Don Juan is a mock epic, mockingly dedicated to Wordsworth, Coleridge and the Poet Laureate Southey. The first Canto tells of Don Juan’s seduction by the married older woman, Julia, at the age of 16, as a result of which he is sent away to sea. Canto 2 tells the story of a shipwreck in which Don Juan is the only survivor, cast ashore on a Greek island, where he awakes in the arms - inevitably it seems – of the second great love of his life, Haidée.


Eugene Delacroix's sketch for the Shipwreck of Don Juan. Courtesy of the V&A.

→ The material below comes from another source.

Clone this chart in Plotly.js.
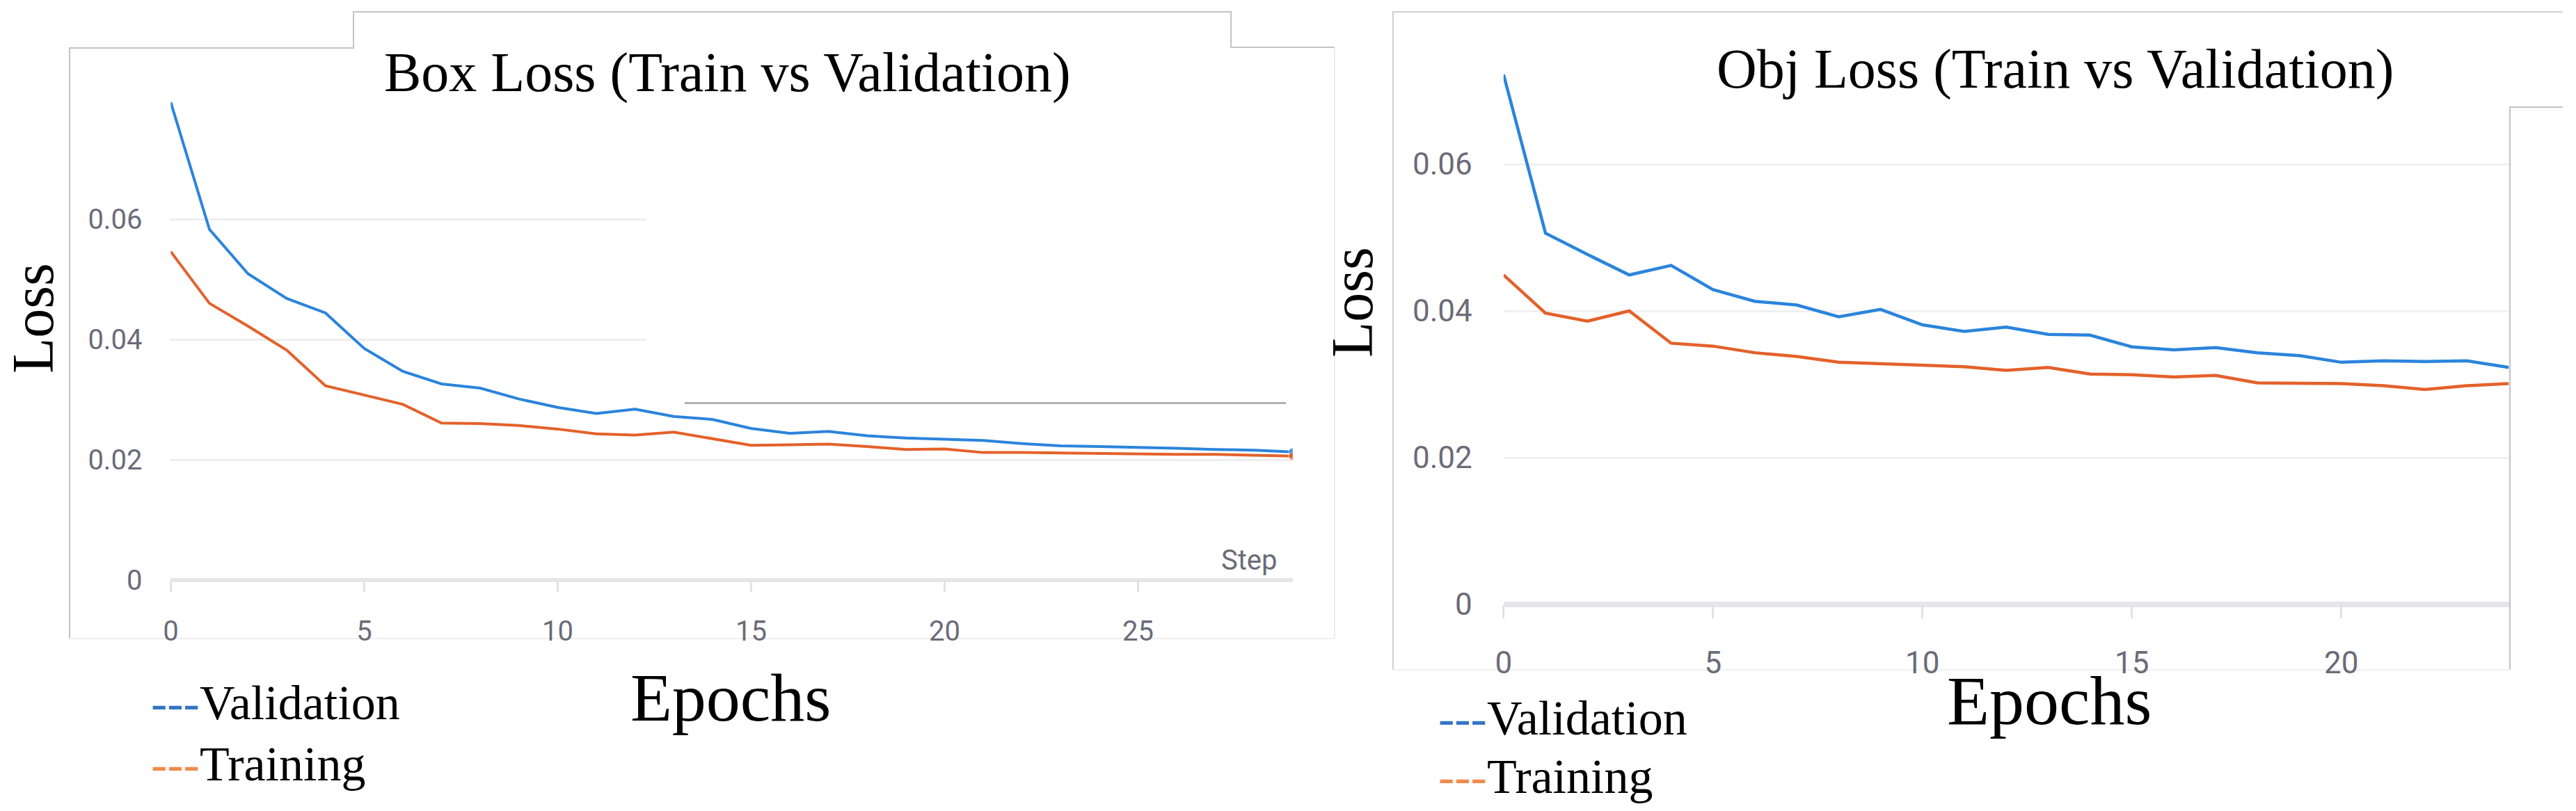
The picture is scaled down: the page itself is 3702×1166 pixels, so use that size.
<!DOCTYPE html>
<html>
<head>
<meta charset="utf-8">
<script src="https://cdn.plot.ly/plotly-3.0.1.min.js"></script>
<style>html,body{margin:0;padding:0;background:#fff;}#chart{width:3702px;height:1166px;}</style>
</head>
<body>
<div id="chart"></div>
<script>
// ---- data ----
const epochsBox = [0,1,2,3,4,5,6,7,8,9,10,11,12,13,14,15,16,17,18,19,20,21,22,23,24,25,26,27,28,29];
const valBox = [0.0794,0.0583,0.0509,0.0468,0.0444,0.0385,0.0347,0.0326,0.0319,0.0301,0.0287,0.0277,0.0284,0.0272,0.0267,0.0252,0.0244,0.0247,0.0240,0.0236,0.0234,0.0232,0.0227,0.0223,0.0222,0.0221,0.0219,0.0217,0.0216,0.0213];
const trainBox = [0.0546,0.0460,0.0422,0.0382,0.0323,0.0308,0.0292,0.0261,0.0260,0.0257,0.0251,0.0243,0.0241,0.0246,0.0235,0.0224,0.0225,0.0226,0.0222,0.0217,0.0218,0.0212,0.0212,0.0211,0.0210,0.0209,0.0209,0.0209,0.0208,0.0206];

const epochsObj = [0,1,2,3,4,5,6,7,8,9,10,11,12,13,14,15,16,17,18,19,20,21,22,23,24];
const valObj = [0.0722,0.0506,0.0477,0.0449,0.0462,0.0429,0.0413,0.0408,0.0392,0.0402,0.0381,0.0372,0.0378,0.0368,0.0367,0.0351,0.0347,0.0350,0.0343,0.0339,0.0330,0.0332,0.0331,0.0332,0.0323];
const trainObj = [0.0449,0.0397,0.0386,0.0400,0.0356,0.0352,0.0343,0.0338,0.0330,0.0328,0.0325,0.0324,0.0319,0.0323,0.0314,0.0313,0.0310,0.0312,0.0302,0.0302,0.0301,0.0298,0.0293,0.0298,0.0301];

const yTicks = [0, 0.02, 0.04, 0.06];
const titleBox = 'Box Loss (Train vs Validation)';
const titleObj = 'Obj Loss (Train vs Validation)';
const yLabel = 'Loss';
const xLabel = 'Epochs';
const stepLabel = 'Step';
const seriesNames = ['Validation', 'Training'];

// ---- style ----
const W = 3702, H = 1166;
const BLUE = '#2b84dc', ORANGE = '#e4612a';
const LEG_BLUE = '#3576c2', LEG_ORANGE = '#f08a4c';
const TICK_COLOR = '#6b6b78';
const SERIF = 'Liberation Serif, Times New Roman, serif';
const SANS = 'Roboto, Liberation Sans, Arial, sans-serif';
const px = x => x / W;
const py = y => 1 - y / H;

const lastOnly = (arr, size) => arr.map((_, i) => i === arr.length - 1 ? size : 0);

const traces = [
  {x: epochsBox, y: valBox, xaxis: 'x', yaxis: 'y', mode: 'lines+markers', name: seriesNames[0],
   line: {color: BLUE, width: 4}, marker: {color: BLUE, size: lastOnly(valBox, 12)}},
  {x: epochsBox, y: trainBox, xaxis: 'x', yaxis: 'y', mode: 'lines+markers', name: seriesNames[1],
   line: {color: ORANGE, width: 4}, marker: {color: ORANGE, size: lastOnly(trainBox, 12)}},
  {x: epochsObj, y: valObj, xaxis: 'x2', yaxis: 'y2', mode: 'lines', name: seriesNames[0],
   line: {color: BLUE, width: 4.5}},
  {x: epochsObj, y: trainObj, xaxis: 'x2', yaxis: 'y2', mode: 'lines', name: seriesNames[1],
   line: {color: ORANGE, width: 4.5}}
];

const xTickBase = {
  tick0: 0, dtick: 5, showgrid: false, zeroline: false, showline: false,
  tickcolor: '#e2e2e2', tickwidth: 3, fixedrange: true
};

function legendText(color, name) {
  return '<span style="color:' + color + '">---</span>' + name;
}
function ann(text, x, y, size, opts) {
  return Object.assign({text: text, xref: 'paper', yref: 'paper', x: px(x), y: py(y),
    xanchor: 'center', yanchor: 'middle', showarrow: false,
    font: {family: SERIF, size: size, color: '#000'}}, opts || {});
}

const layout = {
  width: W, height: H,
  margin: {l: 0, r: 0, t: 0, b: 0, pad: 0},
  paper_bgcolor: '#ffffff', plot_bgcolor: 'rgba(0,0,0,0)',
  showlegend: false,
  xaxis: Object.assign({}, xTickBase, {
    domain: [px(245.4), px(1857.8)], range: [0, 29], anchor: 'y',
    ticks: 'outside', ticklen: 16, ticklabelstandoff: 22,
    tickfont: {family: SANS, size: 40, color: TICK_COLOR}
  }),
  xaxis3: Object.assign({}, xTickBase, {
    overlaying: 'x', anchor: 'y', range: [0, 29], ticks: 'inside', ticklen: 17, showticklabels: false
  }),
  yaxis: {
    domain: [py(834), py(142)], range: [0, 0.08], tickmode: 'array', tickvals: yTicks, anchor: 'x',
    showgrid: true, gridcolor: '#eeeeee', gridwidth: 3,
    zeroline: true, zerolinecolor: '#e6e6e6', zerolinewidth: 6,
    showline: false, ticks: '', ticklabelstandoff: 40,
    tickfont: {family: SANS, size: 40, color: TICK_COLOR}, fixedrange: true
  },
  xaxis2: Object.assign({}, xTickBase, {
    domain: [px(2160.8), px(3605.5)], range: [0, 24], anchor: 'y2',
    ticks: 'outside', ticklen: 19, ticklabelstandoff: 26,
    tickfont: {family: SANS, size: 44, color: TICK_COLOR}
  }),
  xaxis4: Object.assign({}, xTickBase, {
    overlaying: 'x2', anchor: 'y2', range: [0, 24], ticks: 'inside', ticklen: 19, showticklabels: false
  }),
  yaxis2: {
    domain: [py(869), py(88.3)], range: [0, 0.074], tickmode: 'array', tickvals: yTicks, anchor: 'x2',
    showgrid: true, gridcolor: '#f0f0f0', gridwidth: 3,
    zeroline: true, zerolinecolor: '#e6e6e8', zerolinewidth: 8,
    showline: false, ticks: '', ticklabelstandoff: 44,
    tickfont: {family: SANS, size: 44, color: TICK_COLOR}, fixedrange: true
  },
  annotations: [
    ann(titleBox, 1045, 104, 80),
    ann(titleObj, 2953, 100, 80),
    ann(yLabel, 47, 458, 84, {textangle: -90}),
    ann(yLabel, 1943, 435, 84, {textangle: -90}),
    ann(xLabel, 1050, 1003, 98),
    ann(xLabel, 2945, 1007, 100),
    ann(stepLabel, 1838, 806, 40, {xanchor: 'right', font: {family: SANS, size: 40, color: TICK_COLOR}}),
    // legends
    ann(legendText(LEG_BLUE, seriesNames[0]), 215, 1010, 70, {xanchor: 'left'}),
    ann(legendText(LEG_ORANGE, seriesNames[1]), 215, 1098, 70, {xanchor: 'left'}),
    ann(legendText(LEG_BLUE, seriesNames[0]), 2065, 1032, 70, {xanchor: 'left'}),
    ann(legendText(LEG_ORANGE, seriesNames[1]), 2065, 1116, 70, {xanchor: 'left'})
  ],
  shapes: [
    // left panel frame
    {type: 'path', xref: 'paper', yref: 'paper', layer: 'below',
     path: `M${px(100)},${py(918)} L${px(100)},${py(69)} L${px(508)},${py(69)} L${px(508)},${py(17)} L${px(1769)},${py(17)} L${px(1769)},${py(68)} L${px(1918)},${py(68)}`,
     line: {color: '#c4c4c4', width: 2}},
    {type: 'line', xref: 'paper', yref: 'paper', layer: 'below',
     x0: px(1918), y0: py(68), x1: px(1918), y1: py(918), line: {color: '#ececec', width: 2}},
    {type: 'line', xref: 'paper', yref: 'paper', layer: 'below',
     x0: px(100), y0: py(918), x1: px(1918), y1: py(918), line: {color: '#efefef', width: 2}},
    // white patch hiding the upper gridlines on the right half of the left panel
    {type: 'rect', xref: 'x', yref: 'y', layer: 'between',
     x0: 12.27, y0: 0.0315, x1: 29.3, y1: 0.081, fillcolor: '#ffffff', line: {width: 0}},
    // grey horizontal rule
    {type: 'line', xref: 'paper', yref: 'paper', layer: 'above',
     x0: px(984), y0: py(579.5), x1: px(1848), y1: py(579.5), line: {color: '#a3a3a3', width: 2.5}},
    // right panel frame
    {type: 'path', xref: 'paper', yref: 'paper', layer: 'below',
     path: `M${px(2002)},${py(963)} L${px(2002)},${py(17)} L${px(3683)},${py(17)}`,
     line: {color: '#cfcfcf', width: 2}},
    {type: 'path', xref: 'paper', yref: 'paper', layer: 'below',
     path: `M${px(3607)},${py(963)} L${px(3607)},${py(154)} L${px(3683)},${py(154)}`,
     line: {color: '#c2c2c2', width: 2}},
    {type: 'line', xref: 'paper', yref: 'paper', layer: 'below',
     x0: px(2002), y0: py(963), x1: px(3607), y1: py(963), line: {color: '#f0f0f0', width: 2}}
  ]
};

Plotly.newPlot('chart', traces, layout, {staticPlot: true, displayModeBar: false});
</script>
</body>
</html>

This bald summary does no justice to the scope of the poem itself, its extravagance, its joyful richness and its helter-skelter pace. Byron himself said he was aiming at a tone ‘lightly astringent, mildly scathing – like youth itself’, but being Byron, he takes great delight in throwing brickbats around with gay abandon. No one escapes – poets alive and dead are pilloried: Ovid is a rake, Anacreon’s morals don’t bear scrutiny, Wordsworth is crazed and Coleridge drunk. Southey’s verse reminds him of nursery rhymes, while the politician Castlereagh is dismissed as an ‘intellectual eunuch’. But the worst is reserved for Annabella Milbanke, his spurned wife, gleefully recreated as Don Juan’s mother: ‘Some women use their tongues – she look’d a lecture, each eye a sermon…’

The whole thing completely unnerved his publisher, John Murray, and most of his friends. Childe Harold had made his name and fame, so what was one to make of this exuberant and satirical stuff? His London friends, John Cam Hobhouse, Douglas Kinnaird, Scrope Davies and Tom Moore - all sufficiently worldly one would have supposed - were unanimous in advising that the work should not be printed. Harriet Wilson, Teresa Guiccioli (only recently installed as Byron’s mistress) and Caroline Lamb dismissed it as frivolous, immoral and not romantic. Byron was amazed and exasperated. In a letter to a mystified John Murray, Byron wrote: ‘ Do you suppose I could have any intention but to giggle and make giggle?’   Only Shelley loved it, recognising in it ‘something wholly new and relative to the age, and yet surpassingly beautiful’.


From Don Juan, Cantos I-V, illustrated by Isaac Cruikshank, published in 1826.

The first two episodes of what would turn into an epic of love and war were finally published in 1819, but alas without Byron’s rebarbative dedication. The publication of the next three Cantos was delayed by Murray until August 1821 – the publisher remaining unconvinced – while the rest of the poem was finally published at intervals by John Hunt. And yet this collective failure of nerve only serves to throw into relief the extraordinary genius of Don Juan and its creator. In it we experience what Isaac Asimov called ‘Byron’s utter lack of reverence for everything – even himself.’  In Don Juan, Byron had found the perfect vehicle for satirising not only the age in which he lived, but his own lordly excesses and romantic adventures, and he did it with wildly inspired invention, mockery, wit and – just to keep his romantic readers on their toes – unforgettable flashes of lyrical beauty.

We are all wanderers, and for better or for worse, slaves of the ‘fiery dust’ that flesh is formed of. For this year’s awards, poets and romantics are invited to turn a Byronic eye – and ear – on their own experience.